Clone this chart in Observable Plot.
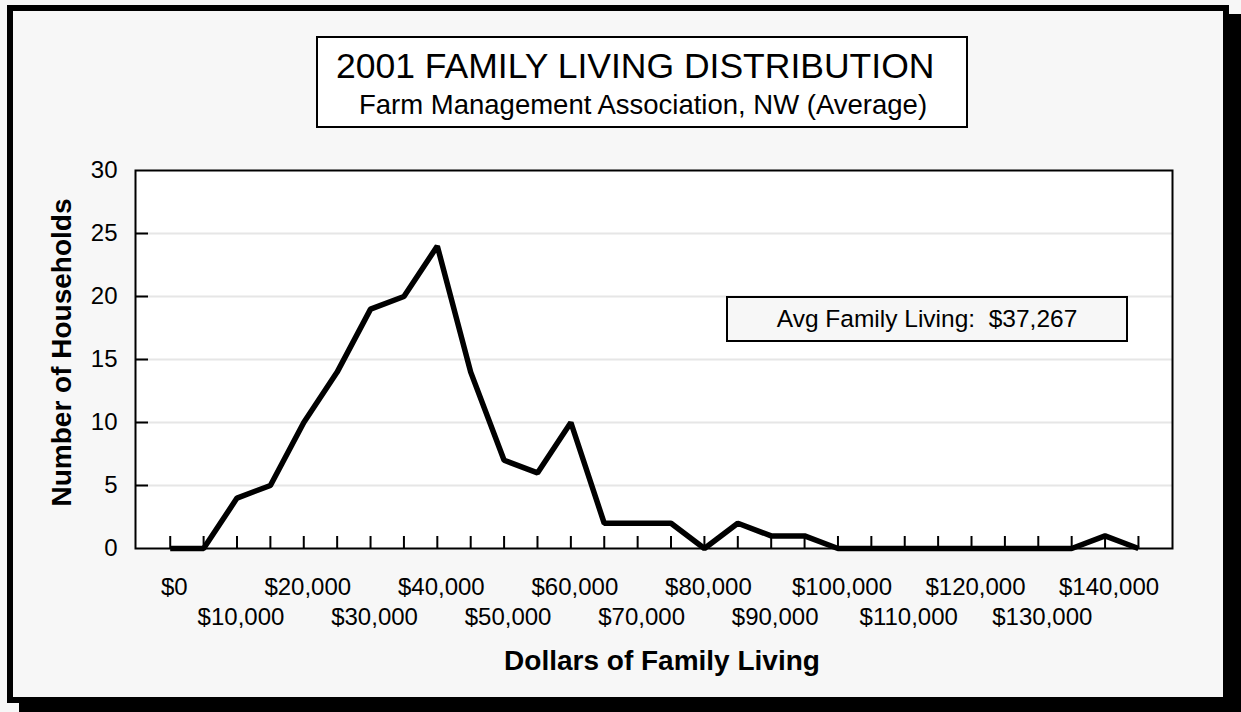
<!DOCTYPE html>
<html>
<head>
<meta charset="utf-8">
<script src="https://cdn.jsdelivr.net/npm/d3@7"></script>
<script src="https://cdn.jsdelivr.net/npm/@observablehq/plot@0.6"></script>
<style>
  html, body { margin: 0; padding: 0; background: #f7f7f7; }
  #wrap { position: relative; width: 1241px; height: 712px; overflow: hidden; background: #f7f7f7;
          font-family: "Liberation Sans", Arial, Helvetica, sans-serif; color: #000; }
  #border { position: absolute; left: 7px; top: 5px; width: 1222px; height: 698px; box-sizing: border-box;
            border: 6px solid #000; box-shadow: 12px 9px 0 #000; }
  #chart { position: absolute; left: 0; top: 0; }
  #titlebox { position: absolute; left: 316px; top: 36px; width: 652px; height: 92px; box-sizing: border-box;
              border: 2px solid #000; background: #fff; }
  .t { position: absolute; white-space: nowrap; line-height: 1; }
  #title { left: 336px; top: 49px; font-size: 35.5px; }
  #subtitle { left: 359px; top: 91px; font-size: 27.5px; }
  #avg { position: absolute; left: 726px; top: 296px; width: 402px; height: 46px; box-sizing: border-box;
         border: 2px solid #000; background: #f7f7f7; font-size: 24.5px; display: flex; align-items: center;
         justify-content: center; white-space: pre; }
</style>
</head>
<body>
<div id="wrap">
  <div id="border"></div>
  <div id="chart"></div>
  <div id="titlebox"></div>
  <div class="t" id="title"></div>
  <div class="t" id="subtitle"></div>
  <div id="avg"></div>
</div>
<script>
// ---- data ----
const titleText = "2001 FAMILY LIVING DISTRIBUTION";
const subtitleText = "Farm Management Association, NW (Average)";
const avgText = "Avg Family Living:  $37,267";
const xTitle = "Dollars of Family Living";
const yTitle = "Number of Households";

const dollars = [0, 5000, 10000, 15000, 20000, 25000, 30000, 35000, 40000, 45000,
                 50000, 55000, 60000, 65000, 70000, 75000, 80000, 85000, 90000, 95000,
                 100000, 105000, 110000, 115000, 120000, 125000, 130000, 135000, 140000, 145000];
const households = [0, 0, 4, 5, 10, 14, 19, 20, 24, 14,
                    7, 6, 10, 2, 2, 2, 0, 2, 1, 1,
                    0, 0, 0, 0, 0, 0, 0, 0, 1, 0];

const xLabelsUpper = [0, 20000, 40000, 60000, 80000, 100000, 120000, 140000];
const xLabelsLower = [10000, 30000, 50000, 70000, 90000, 110000, 130000];
const yTicks = [0, 5, 10, 15, 20, 25, 30];
const yGrid = [5, 10, 15, 20, 25];

// ---- build ----
document.getElementById("title").textContent = titleText;
document.getElementById("subtitle").textContent = subtitleText;
document.getElementById("avg").textContent = avgText;

const data = dollars.map((d, i) => ({dollars: d, count: households[i]}));
const fmt = d => "$" + d3.format(",")(d);
const font = "Liberation Sans, Arial, Helvetica, sans-serif";

const chart = Plot.plot({
  width: 1241,
  height: 712,
  marginLeft: 135,
  marginRight: 69,
  marginTop: 170,
  marginBottom: 164,
  style: {background: "transparent", fontFamily: font, color: "#000", overflow: "visible"},
  x: {type: "linear", domain: [-5200, 150100], axis: null},
  y: {type: "linear", domain: [0, 30], axis: null},
  marks: [
    Plot.frame({fill: "#ffffff", stroke: null}),
    Plot.gridY(yGrid, {stroke: "#e6e6e6", strokeOpacity: 1, strokeWidth: 2}),
    // inward tick marks
    Plot.axisY({ticks: yGrid, tickSize: 13, dx: 13, text: null, label: null, stroke: "#000", strokeWidth: 2}),
    Plot.axisX({ticks: dollars, tickSize: 12, dy: -12, text: null, label: null, stroke: "#000", strokeWidth: 2}),
    // tick labels
    Plot.axisY({ticks: yTicks, tickSize: 0, tickPadding: 18, fontSize: 24, tickFormat: d => String(d), label: null}),
    Plot.axisX({ticks: xLabelsUpper, tickSize: 0, tickPadding: 29, dx: 4, fontSize: 24, tickFormat: fmt, label: null}),
    Plot.axisX({ticks: xLabelsLower, tickSize: 0, tickPadding: 59, dx: 4, fontSize: 24, tickFormat: fmt, label: null}),
    // axis titles
    Plot.text([yTitle], {frameAnchor: "left", rotate: -90, dx: -73, dy: -7, textAnchor: "middle", lineAnchor: "middle",
                         fontSize: 28, fontWeight: "bold", fill: "#000"}),
    Plot.text([xTitle], {frameAnchor: "bottom", dy: 113, dx: 8, textAnchor: "middle", lineAnchor: "middle",
                         fontSize: 28, fontWeight: "bold", fill: "#000"}),
    // data line
    Plot.line(data, {x: "dollars", y: "count", stroke: "#000", strokeWidth: 5.5,
                     strokeLinejoin: "miter", strokeLinecap: "butt"}),
    Plot.frame({stroke: "#000", strokeWidth: 2, fill: null})
  ]
});
document.getElementById("chart").appendChild(chart);
</script>
</body>
</html>
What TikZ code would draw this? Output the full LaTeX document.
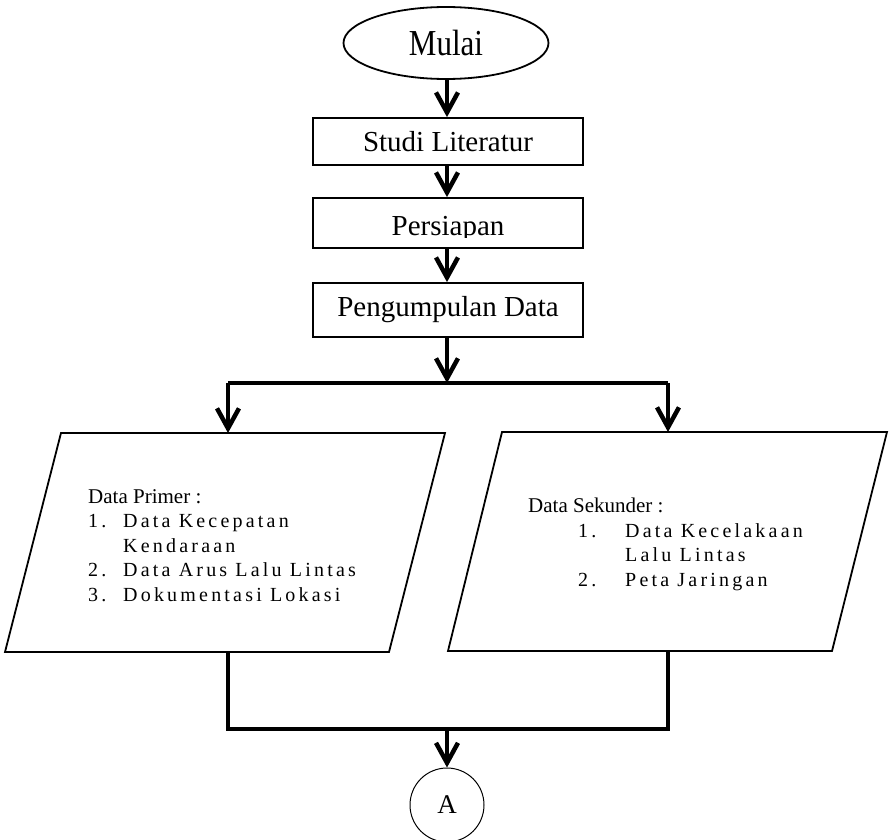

● ● ● ●

Copy each line containing the word "this" from the data.

Clone this chart in Observable Plot.
What TikZ code would draw this? Output the full LaTeX document.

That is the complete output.